Formazione

I beni comuni alla finanza. Come lo spiega Giuliano Pisapia?

Cosa si nasconde dietro l'affaire A2A

di Redazione

di Emilio Molinari (Comitato italiano per il contratto mondiale dell’acqua)

 

Una holding “nordista” nata dalla fusione di tutte le società private e quotate in Borsa (Iren, A2A, Hera, Acegas), che gestiscono da Torino a Trieste passando per Genova, Reggio Emilia e Bologna, tutti i servizi pubblici locali strategici: acqua, rifiuti, energia elettrica. È il disegno messo a punto, sotto la regia dell’assessore al Bilancio del Comune di Milano, Bruno Tabacci: un’operazione contabile mossa solo dal bisogno di Milano e Torino di fare cassa, nascondendo i debiti accumulati: 5 miliardi A2A e 2,5 Iren.

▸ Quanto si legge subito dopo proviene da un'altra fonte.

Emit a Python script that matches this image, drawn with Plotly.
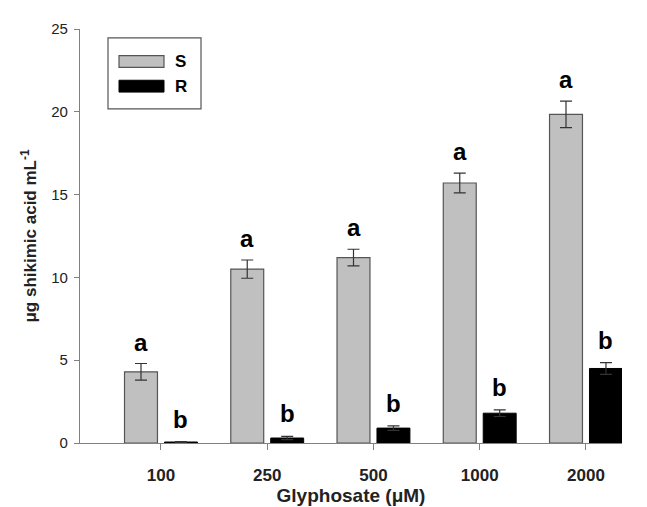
import plotly.graph_objects as go

categories = ["100", "250", "500", "1000", "2000"]
s_values = [4.3, 10.5, 11.2, 15.7, 19.85]
s_errors = [0.5, 0.55, 0.5, 0.6, 0.8]
r_values = [0.06, 0.3, 0.9, 1.8, 4.5]
r_errors = [0.02, 0.1, 0.14, 0.2, 0.35]
s_letters = ["a", "a", "a", "a", "a"]
r_letters = ["b", "b", "b", "b", "b"]
y_ticks = [0, 5, 10, 15, 20, 25]

idx = list(range(len(categories)))
W = 0.31
GAP = 0.066
FONT = "Liberation Sans, Arial, sans-serif"

fig = go.Figure()
fig.add_trace(go.Bar(
    x=idx, y=s_values, width=W, offset=-(W + GAP / 2), name="S",
    marker=dict(color="#c0c0c0", line=dict(color="#555555", width=1.2)),
    error_y=dict(type="data", array=s_errors, visible=True, color="#333333",
                 thickness=1.2, width=6),
))
fig.add_trace(go.Bar(
    x=idx, y=r_values, width=W, offset=GAP / 2, name="R",
    marker=dict(color="#000000", line=dict(color="#000000", width=1)),
    error_y=dict(type="data", array=r_errors, visible=True, color="#333333",
                 thickness=1.2, width=6),
))

ann = []
for i in idx:
    ann.append(dict(x=i - (W + GAP) / 2, y=s_values[i] + s_errors[i],
                    text="<b>%s</b>" % s_letters[i],
                    xref="x", yref="y", showarrow=False, yanchor="bottom", yshift=6,
                    font=dict(family=FONT, size=24, color="#000")))
    ann.append(dict(x=i + (W + GAP) / 2, y=r_values[i] + r_errors[i],
                    text="<b>%s</b>" % r_letters[i],
                    xref="x", yref="y", showarrow=False, yanchor="bottom", yshift=7,
                    font=dict(family=FONT, size=24, color="#000")))

# legend drawn manually (paper coordinates)
def px2paper_x(px):
    return (px - 72) / (614 - 72)

def px2paper_y(py):
    return (440 - py) / (440 - 20)

shapes = [
    dict(type="rect", xref="paper", yref="paper",
         x0=px2paper_x(100), x1=px2paper_x(193), y0=px2paper_y(101), y1=px2paper_y(29),
         line=dict(color="#555555", width=1.2), fillcolor="white"),
    dict(type="rect", xref="paper", yref="paper",
         x0=px2paper_x(111), x1=px2paper_x(156), y0=px2paper_y(59), y1=px2paper_y(47),
         line=dict(color="#555555", width=1.2), fillcolor="#c0c0c0"),
    dict(type="rect", xref="paper", yref="paper",
         x0=px2paper_x(111), x1=px2paper_x(156), y0=px2paper_y(84), y1=px2paper_y(72),
         line=dict(color="#000000", width=1), fillcolor="#000000"),
]
ann.append(dict(x=px2paper_x(165), y=px2paper_y(53), xref="paper", yref="paper",
                text="<b>S</b>", showarrow=False, xanchor="left", yanchor="middle",
                font=dict(family=FONT, size=17, color="#000")))
ann.append(dict(x=px2paper_x(165), y=px2paper_y(78), xref="paper", yref="paper",
                text="<b>R</b>", showarrow=False, xanchor="left", yanchor="middle",
                font=dict(family=FONT, size=17, color="#000")))

fig.update_layout(
    width=647, height=507,
    margin=dict(l=72, r=33, t=20, b=67),
    paper_bgcolor="white", plot_bgcolor="white",
    showlegend=False,
    barmode="overlay",
    font=dict(family=FONT, color="#222222"),
    annotations=ann,
    shapes=shapes,
    xaxis=dict(
        range=[-0.762, 4.339], tickvals=idx,
        ticktext=["<b>%s</b>" % c for c in categories],
        showline=True, linecolor="#808080", linewidth=1.2,
        ticks="outside", ticklen=6, tickcolor="#808080",
        ticklabelstandoff=10,
        showgrid=False, zeroline=False,
        tickfont=dict(size=17, color="#222222"),
        title=dict(text="<b>Glyphosate (μM)</b>", font=dict(size=19, color="#222222"), standoff=5),
    ),
    yaxis=dict(
        range=[0, 25], tickvals=y_ticks,
        showline=True, linecolor="#808080", linewidth=1.2,
        ticks="outside", ticklen=5, tickcolor="#808080",
        ticklabelstandoff=3,
        showgrid=False, zeroline=False,
        tickfont=dict(size=15, color="#222222"),
        title=dict(text="<b>μg shikimic acid mL<sup>-1</sup></b>", font=dict(size=17, color="#222222"), standoff=10),
    ),
)

fig.write_html("out.html")
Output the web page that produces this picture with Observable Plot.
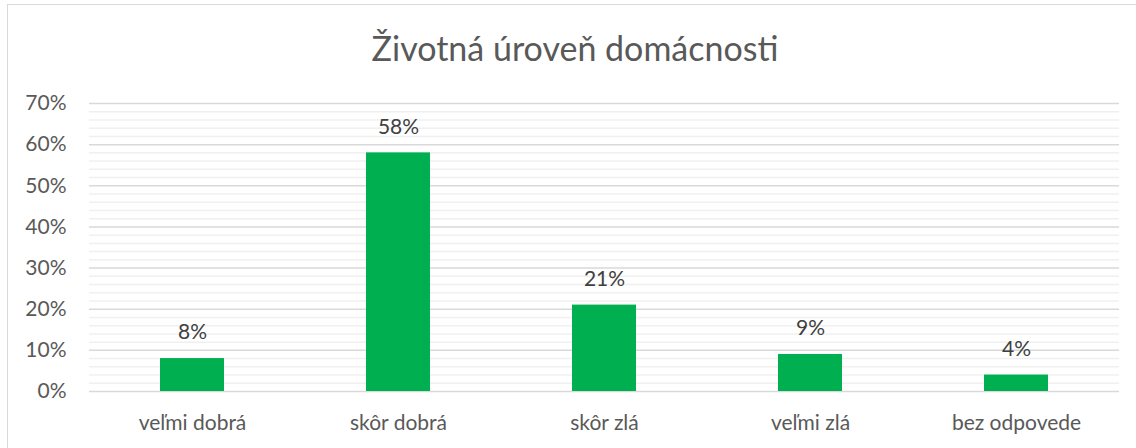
<!DOCTYPE html>
<html>
<head>
<meta charset="utf-8">
<script src="https://cdn.jsdelivr.net/npm/d3@7"></script>
<script src="https://cdn.jsdelivr.net/npm/@observablehq/plot@0.6"></script>
<style>
  html, body { margin: 0; padding: 0; background: #fff; }
  #wrap { position: relative; width: 1136px; height: 448px; overflow: hidden; }
  #frame { position: absolute; left: 7px; top: 4px; width: 1140px; height: 460px; border: 1.5px solid #d9d9d9; box-sizing: border-box; }
  #title { position: absolute; left: 0; top: 0; width: 1150px; height: 70px; text-align: center;
           font-family: Lato, "Open Sans", sans-serif; font-size: 34px; color: #595959; line-height: 96px; }
  #chart { position: absolute; left: 0; top: 70px; }
</style>
</head>
<body>
<div id="wrap">
  <div id="frame"></div>
  <div id="title">Životná úroveň domácnosti</div>
  <div id="chart"></div>
</div>
<script>
const categories = ["veľmi dobrá", "skôr dobrá", "skôr zlá", "veľmi zlá", "bez odpovede"];
const values = [0.08, 0.58, 0.21, 0.09, 0.04];
const labels = ["8%", "58%", "21%", "9%", "4%"];
const majorTicks = [0, 0.1, 0.2, 0.3, 0.4, 0.5, 0.6, 0.7];
const minorTicks = [0.02,0.04,0.06,0.08,0.12,0.14,0.16,0.18,0.22,0.24,0.26,0.28,0.32,0.34,0.36,0.38,0.42,0.44,0.46,0.48,0.52,0.54,0.56,0.58,0.62,0.64,0.66,0.68];

const data = categories.map((c, i) => ({cat: c, value: values[i], label: labels[i]}));

const chart = Plot.plot({
  width: 1136,
  height: 378,
  marginTop: 33,
  marginBottom: 57,
  marginLeft: 89,
  marginRight: 17,
  style: {fontFamily: "Lato, 'Open Sans', sans-serif", fontSize: "21px", color: "#595959", background: "transparent"},
  x: {domain: categories, paddingInner: 0.69, paddingOuter: 0.345, label: null, tickSize: 0, tickPadding: 24},
  y: {domain: [0, 0.7], ticks: majorTicks, tickFormat: d => Math.round(d * 100) + "%", label: null, tickSize: 0, tickPadding: 23},
  marks: [
    Plot.ruleY(minorTicks, {stroke: "#f0f0f0", strokeWidth: 1.5}),
    Plot.ruleY(majorTicks, {stroke: "#d9d9d9", strokeWidth: 1.5}),
    Plot.barY(data, {x: "cat", y: "value", fill: "#00b050"}),
    Plot.text(data, {x: "cat", y: "value", text: "label", dy: -26, fill: "#404040", fontSize: 21})
  ]
});
document.getElementById("chart").append(chart);
</script>
</body>
</html>
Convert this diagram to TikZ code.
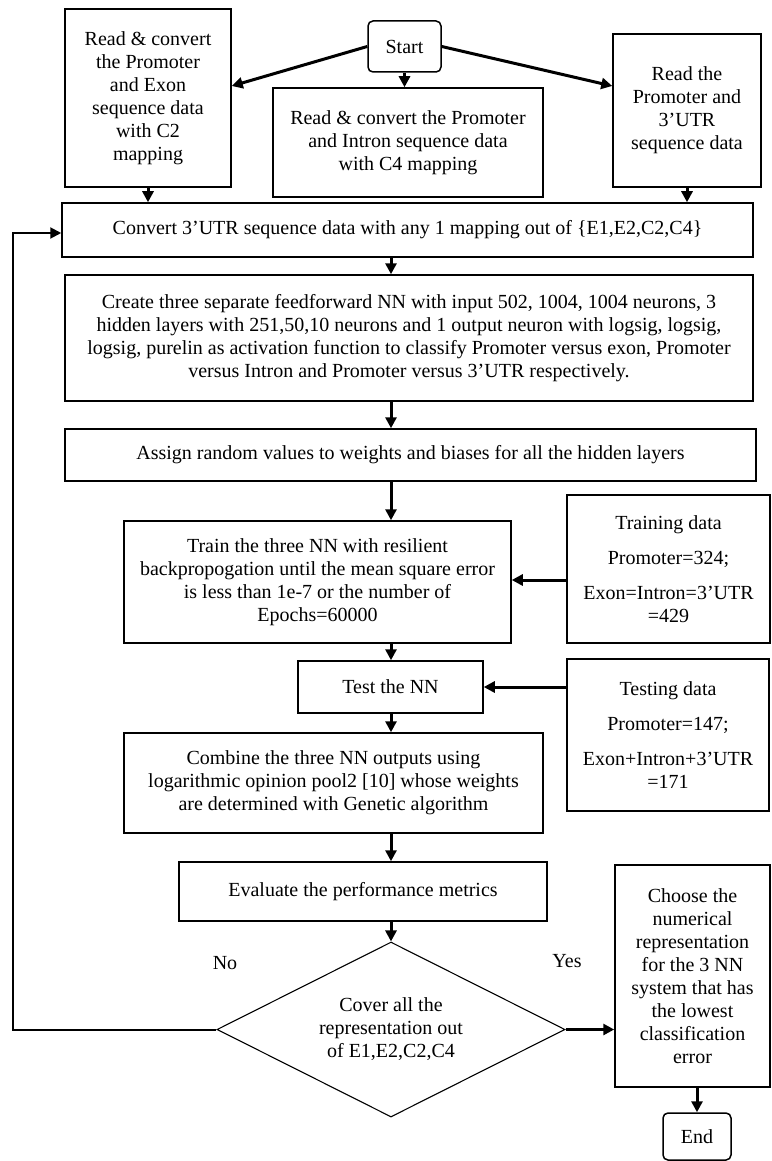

È un disegno all’insegna di una visione di governo centralistico e di un approccio tutto finanziario al tema dei beni comuni. Il senso della holding del Nord sembra questo: una società privata, quotata in Borsa, con i Comuni pronti a cedere la maggioranza delle quote azionarie ad un privato che tutti indicano nel Fondo F2ì di Vito Gamberale. Un fondo partecipato dalle fondazioni delle maggiori banche italiane, che si è già ingoiato in modo discusso la Sea, e che va acquisendo infrastrutture d’ogni tipo: porti, interporti, aeroporti, servizi pubblici d’ogni tipo ed è pure indagato dalla magistratura.


In questo modo si consegna il potere su materie tanto sensibili ad un centro decisionale centralistico lontano dai territori, anonimo, esente da obblighi a dover servire l’interesse generale. Un puro gioco azionario e di dividendi. Sembrano davvero le campane a morto per una lunga storia di autonomia comunale che per secoli ha segnato il nostro Paese. In realtà le parabole di A2A, Iren, Hera sono la palese dimostrazione del fallimento delle privatizzazioni fatte finora.


Per finire aggiungiamo la delusione di vedere come protagonista di un simile operazione proprio la giunta Pisapia. Cioè la giunta che ha raccolto tanti consensi nel segno della partecipazione, del legame territoriale, della primavera del cambiamento, e anche del referendum sull’acqua. È troppo chiedere le ragioni di una scelta di questo tipo?